The production car would most likely use the MSB flexible architecture of Bentley’s Volkswagen Group parent. The MSB architecture is designed for cars of all formats positioned above the Audi range in the VW Group, and has been described as being "the best you can get" by Frech. It will have a wheelbase that is approximately 100-120mm shorter than that of the Continental GT, and the car is said to be more driver focussed than the larger car.
Bentley has revealed that the concept is powered by a hybrid powertrain but hasn’t given any details. Production versions are likely to be powered by a reconfigured version of the 500bhp Audi-sourced twin-turbo 4.0-litre V8 used in other Bentleys. However, higher-powered, different-engined versions would be likely to ensure that the car could match or eclipse the 200mph top speed of some of its saloon siblings.
The car has been packaged to accommodate both a standard V8 and a plug-in hybrid. "And if there is a really powerful V6, why not on such a car?" said Frech.
The battery weight means that a production version of a plug-in hybrid would weigh around 2000kg.
In Geneva, Bentley confirmed: “Performance goals, including top speed, are set to challenge competitors and define a new segment benchmark.”
Manufacturers are increasingly aware that new models that stretch their core offering need to be grounded in history to appeal to buyers who want cars to have an authenticity about them. Rolls-Royce, for instance, is highlighting its history in off-road adventures in the build-up to the launch of its 4x4.
Overall, the design of the EXP 10 Speed 6 is influenced by the aerodynamic shapes of aircraft fuselage and wings, says Bentley. The short front overhang, long bonnet, low grille and wide rear are designed to convey the car’s performance potential.
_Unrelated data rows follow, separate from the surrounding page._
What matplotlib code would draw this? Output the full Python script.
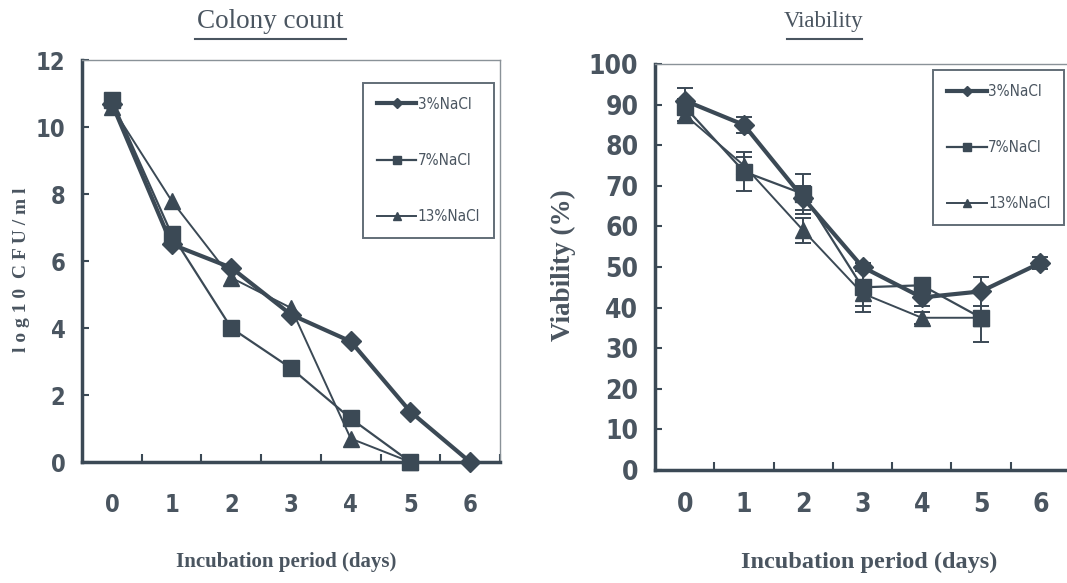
import matplotlib.pyplot as plt
from matplotlib.lines import Line2D
from matplotlib.ticker import FixedLocator, NullFormatter

days = [0, 1, 2, 3, 4, 5, 6]
legend_txt = ["3%NaCl", "7%NaCl", "13%NaCl"]

# colony count, log10 CFU/ml
cfu_3 = [10.7, 6.5, 5.8, 4.4, 3.6, 1.5, 0.0]
cfu_7 = [10.8, 6.8, 4.0, 2.8, 1.3, 0.0]
cfu_13 = [10.6, 7.8, 5.5, 4.6, 0.7, 0.0]

# viability (%)
via_3 = [91, 85, 67, 50, 42.5, 44, 51]
via_3_err = [3, 2, 3, 1, 2, 3.5, 1.5]
via_7 = [89.5, 73.5, 68, 45, 45.5, 37.5]
via_7_err = [2, 4.8, 5, 6, 1.5, 6]
via_13 = [87.5, 75, 59, 43.5, 37.5, 37.5]
via_13_err = [1.5, 2, 3, 3, 1.5, 1]

col = "#3b4955"
txt = "#4a5560"
serif = ["Liberation Serif", "DejaVu Serif"]

fig = plt.figure(figsize=(10.67, 5.83), dpi=100)
ax1 = fig.add_axes([0.0769, 0.2075, 0.3917, 0.6895])
ax2 = fig.add_axes([0.6139, 0.1938, 0.3889, 0.6964])

styles = [dict(marker="D", lw=3.0, ms=10), dict(marker="s", lw=1.6, ms=12), dict(marker="^", lw=1.4, ms=11)]


def style_axes(ax, ymax, ystep, size, xpad):
    ax.set_xlim(-0.5, 6.5)
    ax.set_ylim(0, ymax)
    ax.xaxis.set_major_locator(FixedLocator(days))
    ax.xaxis.set_minor_locator(FixedLocator([d + 0.5 for d in days]))
    ax.xaxis.set_minor_formatter(NullFormatter())
    ax.tick_params(axis="x", which="major", length=0, pad=xpad)
    ax.tick_params(axis="x", which="minor", direction="in", length=6, width=1.5, color=col)
    ax.set_yticks(range(0, ymax + 1, ystep))
    ax.tick_params(axis="y", direction="in", length=5, width=1.5, color=col, pad=12)
    for sp in ["left", "bottom"]:
        ax.spines[sp].set_linewidth(2.5)
        ax.spines[sp].set_color(col)
    for sp in ["top", "right"]:
        ax.spines[sp].set_linewidth(1.0)
        ax.spines[sp].set_color("#8a9298")
    for t in ax.get_xticklabels() + ax.get_yticklabels():
        t.set_family("DejaVu Sans")
        t.set_stretch("condensed")
        t.set_fontweight("bold")
        t.set_fontsize(size)
        t.set_color(txt)


def add_legend(ax, x0, y0):
    handles = [Line2D([], [], color=col, **st) for st in styles]
    leg = ax.legend(handles, legend_txt, loc="upper left", bbox_to_anchor=(x0, y0), borderaxespad=0,
                    frameon=True, fancybox=False, edgecolor=col, labelspacing=2.7, handlelength=2.6,
                    handletextpad=0.1, borderpad=0.9, markerscale=0.5,
                    prop={"family": "DejaVu Sans", "stretch": "condensed", "size": 11})
    leg.get_frame().set_linewidth(1.4)
    for t in leg.get_texts():
        t.set_color(txt)


# left panel
for ys, st in zip([cfu_3, cfu_7, cfu_13], styles):
    ax1.plot(days[:len(ys)], ys, color=col, clip_on=False, zorder=3, **st)
style_axes(ax1, 12, 2, 17, 22)
add_legend(ax1, 0.672, 0.943)

# right panel
for ys, es, st in zip([via_3, via_7, via_13], [via_3_err, via_7_err, via_13_err], styles):
    ax2.errorbar(days[:len(ys)], ys, yerr=es, color=col, capsize=6,
                 elinewidth=1.4, capthick=1.4, clip_on=False, zorder=3, **st)
style_axes(ax2, 100, 10, 19, 16)
add_legend(ax2, 0.67, 0.985)

# titles, underlined
fig.text(270 / 1067, 1 - 21 / 583, "Colony count", ha="center", va="center",
         family=serif, fontsize=19.5, color=txt)
fig.text(824 / 1067, 1 - 21 / 583, "Viability", ha="center", va="center",
         family=serif, fontsize=16.5, color=txt)
fig.add_artist(Line2D([195 / 1067, 346 / 1067], [1 - 39 / 583] * 2, color=txt, lw=1.5))
fig.add_artist(Line2D([787 / 1067, 862 / 1067], [1 - 39 / 583] * 2, color=txt, lw=1.5))

# axis labels
fig.text(286 / 1067, 1 - 562 / 583, "Incubation period (days)", ha="center", va="center",
         family=serif, fontsize=15, fontweight="bold", color=txt)
fig.text(869 / 1067, 1 - 562 / 583, "Incubation period (days)", ha="center", va="center",
         family=serif, fontsize=17.5, fontweight="bold", color=txt)
fig.text(22 / 1067, 1 - 270 / 583, "l o g 1 0  C F U / m l", ha="center", va="center",
         rotation=90, family=serif, fontsize=14, fontweight="bold", color=txt)
fig.text(563 / 1067, 1 - 265 / 583, "Viability (%)", ha="center", va="center",
         rotation=90, family=serif, fontsize=19.5, fontweight="bold", color=txt)

fig.savefig("out.png", dpi=100)
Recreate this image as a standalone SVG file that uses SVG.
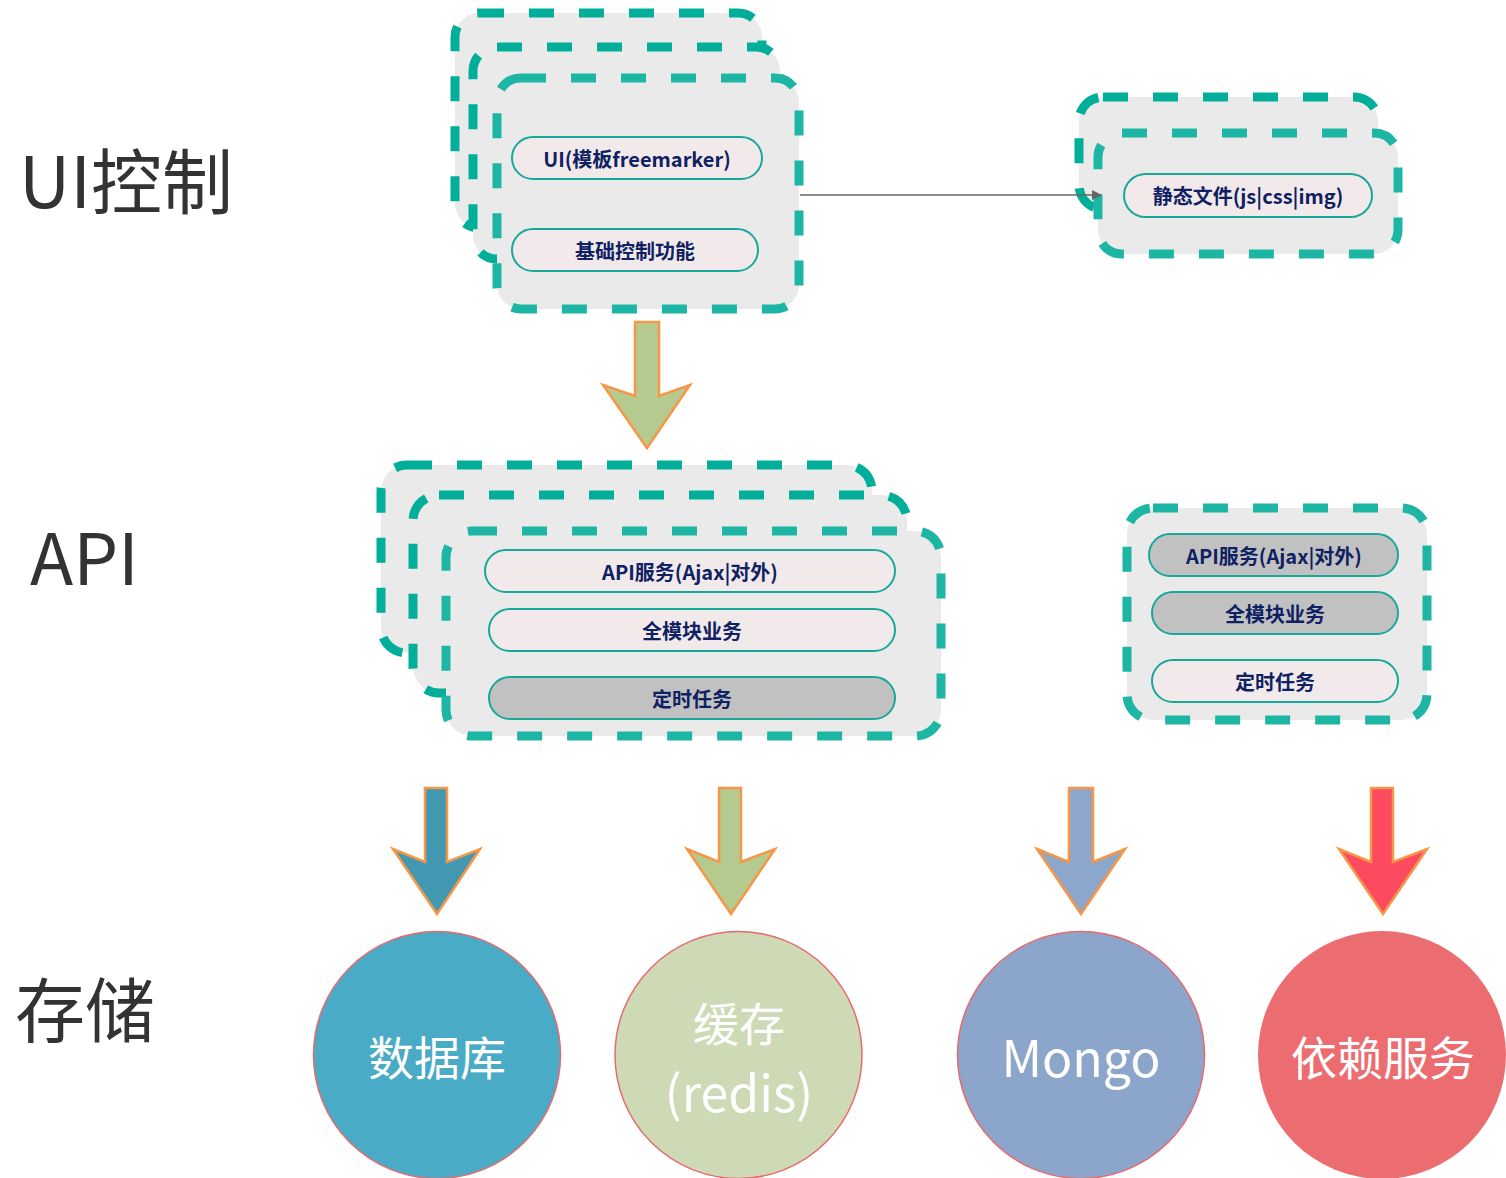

Notably, the EXP 10 Speed 6 is also being used to test the reaction to themes that reassess many traditional Bentley elements. The styling includes a new interpretation of the classic Bentley front grille and headlight arrangement.
The concept also showcases new production techniques, such as 3D metal printing, apparent in areas such as the grille mesh, exhausts, door handles and side vents.
The front grille mesh, for instance, is manufactured with varying depths for a more three-dimensional look than that of the current traditional mesh, which is made from a flat plane of latticework. Likewise, the headlight glass is textured to imitate the look of the quilted leather inside the car. In part, the concept is testing customer reaction to the idea of using machined parts as well as handcrafted ones.
Similar techniques are showcased inside the car, most strikingly on the wooden section on the doors. These feature a quilted pattern that is milled directly onto the cherry wood section, with each diamond shape finished with a copper centre. Bentley has also said that 3D printing is likely to be used to produce some of the high-quality components and controls in the cabin.
A 12.0in curved touchscreen also highlights a potential future integration of technology in Bentleys, as well as a proposed new dashboard layout.